= Michael I. Roth =

American business executive

Michael Isor Roth (born 1946), an American accountant and lawyer who served as the former chairman and chief executive of the Interpublic Group of Companies and the Mutual Life Insurance Company of New York.

==Early life==
Roth grew up in Brooklyn where his father was a lawyer and his mother was a bookkeeper. Roth received an undergraduate degree in accounting from the City College of New York after received his Juris Doctor from Boston University Law School and a masters of law from New York University Law School.

==Career==
A certified public accountant and lawyer, he began working for the accounting firm Coopers & Lybrand (today known as PricewaterhouseCoopers) after leaving school. After making partner there at age 30, he later joined the American Can Company, which became Primerica Corporation, a financial services company with some insurance operations where he was an executive vice president and chief financial officer. He left when the company was sold to Sanford Weill's Commercial Credit in 1988.

===MONY===
In 1988, Roth joined the Mutual Life Insurance Company of New York as chief financial officer. In 1990, he was named president and chief operating officer succeeding James B. Farley, who continued as chairman and chief executive. In September 2003, AXA Financial, Inc. announced a takeover offer of $1.5 billion for MONY Group of New York, which Roth supported but some of its largest shareholder's, including Highfields Capital Management, Third Avenue Management, Southeastern Asset Management and Advisory Research, immediately objected to as being too low. The offer was accepted by shareholders in May 2004, and on July 8, 2004, MONY became a wholly owned subsidiaries of European insurer, allowing AXA to become "the fourth-largest seller of variable annuities in the United States and the largest seller of variable life insurance."
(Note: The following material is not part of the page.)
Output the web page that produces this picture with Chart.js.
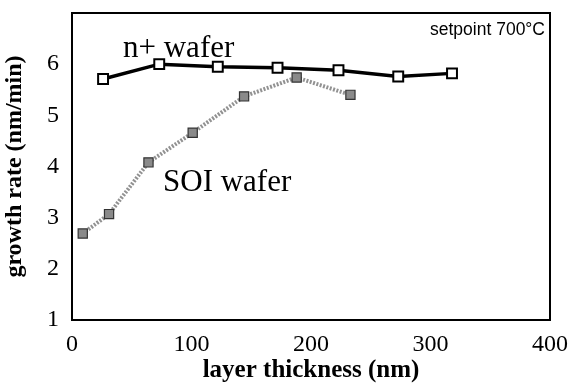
<!DOCTYPE html>
<html>
<head>
<meta charset="utf-8">
<script src="https://cdn.jsdelivr.net/npm/chart.js@4.4.0/dist/chart.umd.min.js"></script>
<style>
  html, body { margin: 0; padding: 0; background: #fff; }
  #wrap { width: 575px; height: 386px; }
</style>
</head>
<body>
<div id="wrap"><canvas id="growthChart"></canvas></div>
<script>
// data
const nplusThickness = [26, 73, 122, 172, 223, 273, 318];
const nplusRate = [5.71, 6.00, 5.95, 5.93, 5.88, 5.76, 5.82];
const soiThickness = [9, 31, 64, 101, 144, 188, 233];
const soiRate = [2.69, 3.07, 4.08, 4.66, 5.37, 5.74, 5.40];
const xTicks = [0, 100, 200, 300, 400];
const yTicks = [1, 2, 3, 4, 5, 6];

const serif = "'Liberation Serif', 'Times New Roman', serif";

function toPoints(xs, ys) {
  return xs.map((x, i) => ({ x: x, y: ys[i] }));
}

// frame round the plot + text labels
const frameAndLabels = {
  id: 'frameAndLabels',
  afterDatasetsDraw(chart) {
    const ctx = chart.ctx;
    const a = chart.chartArea;
    ctx.save();
    ctx.strokeStyle = '#000';
    ctx.lineWidth = 2;
    ctx.strokeRect(a.left, a.top, a.right - a.left, a.bottom - a.top);

    ctx.fillStyle = '#000';
    ctx.font = '31px ' + serif;
    ctx.textBaseline = 'alphabetic';
    ctx.textAlign = 'left';
    ctx.fillText('n+ wafer', 123, 57);
    ctx.fillText('SOI wafer', 163, 191);

    ctx.font = '17.5px "Liberation Sans", Arial, sans-serif';
    ctx.textAlign = 'right';
    ctx.fillText('setpoint 700\u00b0C', 545, 35);
    ctx.restore();
  }
};

new Chart(document.getElementById('growthChart').getContext('2d'), {
  type: 'scatter',
  data: {
    datasets: [{
      label: 'SOI wafer',
      data: toPoints(soiThickness, soiRate),
      showLine: true,
      borderColor: '#929292',
      borderWidth: 4,
      borderDash: [2, 1.5],
      pointStyle: 'rect',
      pointRadius: 6.5,
      pointBackgroundColor: '#8a8a8a',
      pointBorderColor: '#333',
      pointBorderWidth: 1.2
    }, {
      label: 'n+ wafer',
      data: toPoints(nplusThickness, nplusRate),
      showLine: true,
      borderColor: '#000',
      borderWidth: 3.5,
      pointStyle: 'rect',
      pointRadius: 7,
      pointBackgroundColor: '#fff',
      pointBorderColor: '#000',
      pointBorderWidth: 2
    }]
  },
  options: {
    responsive: true,
    maintainAspectRatio: false,
    animation: false,
    layout: { padding: { top: 13, right: 25, left: 0, bottom: 0 } },
    plugins: {
      legend: { display: false },
      tooltip: { enabled: false }
    },
    scales: {
      x: {
        type: 'linear',
        min: 0,
        max: 400,
        afterBuildTicks: s => { s.ticks = xTicks.map(v => ({ value: v })); },
        afterFit: s => { s.height = 66; s.paddingLeft = 0; s.paddingRight = 0; },
        grid: { display: false, drawTicks: false },
        border: { display: false },
        ticks: { font: { family: serif, size: 24 }, color: '#000', padding: 10 },
        title: {
          display: true,
          text: 'layer thickness (nm)',
          font: { family: serif, size: 25, weight: 'bold' },
          color: '#000',
          padding: { top: 0, bottom: 0 }
        }
      },
      y: {
        min: 1,
        max: 7,
        afterBuildTicks: s => { s.ticks = yTicks.map(v => ({ value: v })); },
        afterFit: s => { s.width = 72; s.paddingTop = 0; s.paddingBottom = 0; },
        grid: { display: false, drawTicks: false },
        border: { display: false },
        ticks: { font: { family: serif, size: 24 }, color: '#000', padding: 13 },
        title: {
          display: true,
          text: 'growth rate (nm/min)',
          font: { family: serif, size: 24, weight: 'bold' },
          color: '#000',
          padding: { top: 0, bottom: 4 }
        }
      }
    }
  },
  plugins: [frameAndLabels]
});
</script>
</body>
</html>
As part of the takeover, Roth stood "to receive as much as $23.3 million, including payments for vested stock options". Additionally, Mony's president and CEO, Samuel J. Foti (who joined the company in 1988 from the Metropolitan Life Insurance Company), may get as much as $16.4 million; the chief investment officer, Kenneth M. Levine (who joined MONY in 1972), as much as $12.7 million; and the chief financial officer, Richard Daddario, as much as $9.13 million.

===Interpublic===
In January 2005, Roth became chief executive officer and co-chairman of the Interpublic Group of Companies (IPG) in New York, succeeding David A. Bell. Roth had previously joined the Interpubic board in February 2002. Notably, "Interpublic had to restate earnings downward by $181.3 million, because of accounting irregularities that first emerged in August 2002." Upon Bell's retirement in 2006, he became sole chairman. In October 2020, IPG announced that Phillippe Krakowsky would be succeeding Roth as the company's CEO on January 1, 2021. Roth retired from the company and the Board of Directors on December 31, 2021.

Today, he serves as chairman of the technology company Pitney Bowes, where he has been a director since 1995.

==Personal life==
Roth lives with his wife in Pound Ridge, New York. They are the parents of Andrew Evan Roth, a lawyer who married Sarra Jill Cooper, a daughter of Dr. Robert A. Cooper, in 2006.